I got a bit of news today. And a bit yesterday. Very surprising and almost overwhelming. At least it could be overwhelming if I let it be. Circumstances can do that to you. An accident, a sickness, a bad day at work, an unkind word from someone, an unintentional slight from an acquaintance. Many times, you experience things that hurt, confuse or surprise you so much that you are not quite sure what to do with it. Well, maybe you shouldn't do anything. Maybe you just need to stop, think, absorb it. Most importantly, you might just need to bring it to God in prayer. So I did that. Went to my room and curled up with my Bible and my notebook.
I'm sure you might wonder what it is I am talking about at the moment but I won't share that. Down the road I will share some of these things that have happened that have required me to Let Go and Let God. My hands are tied. There is nothing I can do about some situations. He is ever so gently teaching me that in this season of my life.
Years ago, I would have responded to crises out of pure emotion. Got on the phone and started ranting to anyone who would listen. Complained, moaned and groaned. Now I find, that if I get some news that is upsetting; I am not that surprised. I feel calm. I feel the need to go to Him in prayer. To read the word and see where it leads me. What kind of answers He will bring me to. And He always does. He is so faithful like that. And I am so grateful for that.

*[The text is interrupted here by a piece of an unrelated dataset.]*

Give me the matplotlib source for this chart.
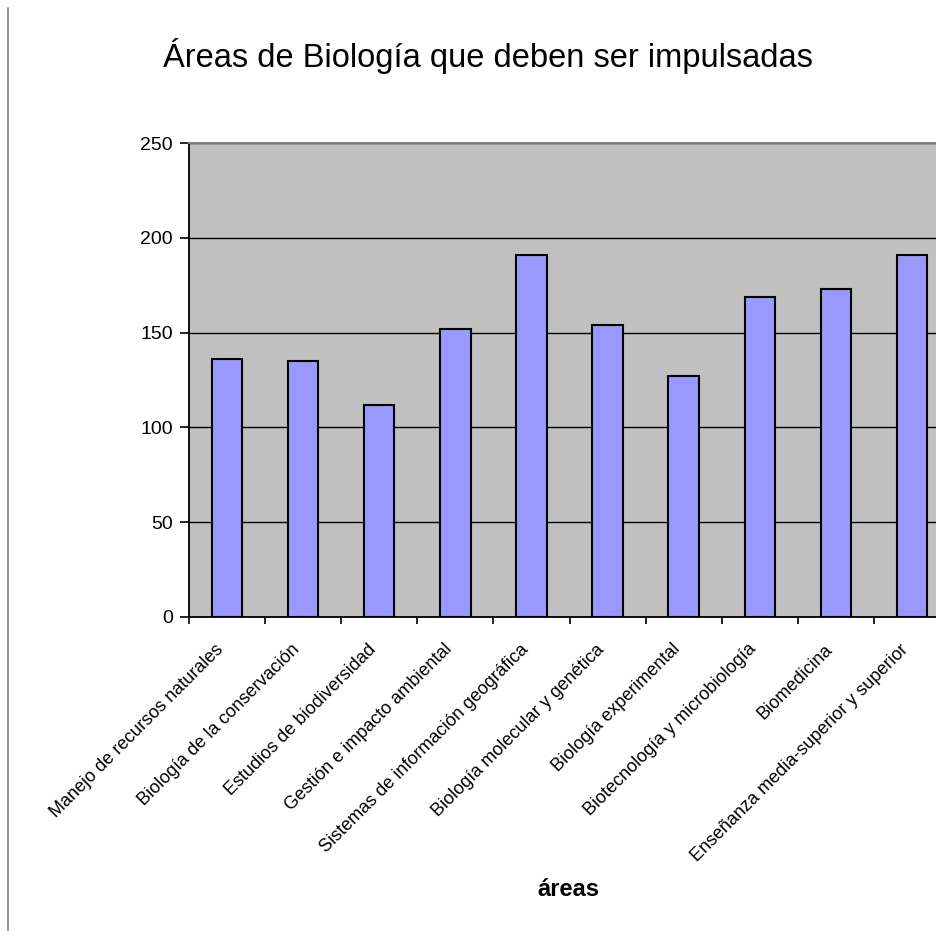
import matplotlib
matplotlib.use("Agg")
import numpy as np
from matplotlib import pyplot as plt
from matplotlib.lines import Line2D

plt.rcParams["font.family"] = ["Liberation Sans", "DejaVu Sans"]

# data
areas = [
    "Manejo de recursos naturales",
    "Biología de la conservación",
    "Estudios de biodiversidad",
    "Gestión e impacto ambiental",
    "Sistemas de información geográfica",
    "Biología molecular y genética",
    "Biología experimental",
    "Biotecnología y microbiología",
    "Biomedicina",
    "Enseñanza media-superior y superior",
]
votos = [136, 135, 112, 152, 191, 154, 127, 169, 173, 191]
yticks = [0, 50, 100, 150, 200, 250]

fig = plt.figure(figsize=(9.37, 9.31), dpi=100)
# plot area runs off the right edge, like the original screenshot
ax = fig.add_axes([189 / 937, 314.3 / 931, 761 / 937, 473.4 / 931])

x = np.arange(len(areas))
ax.set_facecolor("#c0c0c0")
ax.bar(x, votos, width=0.4, color="#9999ff", edgecolor="black", linewidth=1.5, zorder=3)

ax.set_ylim(0, 250)
ax.set_xlim(-0.5, len(areas) - 0.5)
ax.set_yticks(yticks)
ax.set_yticklabels([str(v) for v in yticks], fontsize=14)
ax.grid(axis="y", color="black", linewidth=1, zorder=1)
ax.set_axisbelow(True)

ax.set_xticks(x)
ax.set_xticklabels(areas, fontsize=13, rotation=45, ha="right", va="bottom",
                   rotation_mode="anchor")
ax.set_xticks(np.arange(len(areas) + 1) - 0.5, minor=True)
ax.tick_params(axis="x", which="major", length=0, pad=26)
ax.tick_params(axis="x", which="minor", length=5, width=1.2, direction="out")
ax.tick_params(axis="y", length=6.5, width=1.2, direction="out", pad=5)

ax.spines["right"].set_visible(False)
ax.spines["top"].set_color("#808080")
ax.spines["top"].set_linewidth(1.5)
ax.spines["left"].set_linewidth(1.3)
ax.spines["bottom"].set_linewidth(1.3)

fig.text(488 / 937, 1 - 56 / 931, "Áreas de Biología que deben ser impulsadas",
         fontsize=23.5, ha="center", va="center")
fig.text(568 / 937, 1 - 889 / 931, "áreas", fontsize=17, fontweight="bold",
         ha="center", va="center")

# grey border of the chart area on the left
fig.add_artist(Line2D([8 / 937, 8 / 937], [0, 1 - 8 / 931], color="#808080",
                      linewidth=1.2, transform=fig.transFigure))

fig.savefig("out.png", dpi=100)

Just last week He was leading me with a few verses. Things that brought me to realize that He is in control. I wrote them down. In Isaiah 31:20, part of it says "Whether you turn to the right or to the left, your ears will hear a voice behind you saying, "This is the way, walk in it." I know that He was telling me to listen to His still voice. The voice I can only hear if I am staying in the word and prayer. So when I was presented with my surprising situation this week, I knew what He wanted me to say and do. He made it very clear to me. So I was strong enough to say what I needed to say to a certain someone. And know that it was right and ok and just what He wanted from me.
And then this verse was given to me: "He tends His flock like a sheperd. He gathers the lambs in his arms and carries them close to his heart. He gently leads those who have young.: Isaiah 40:11 I and my children are part of his flock and He will take care of us. Let Him take care of you also.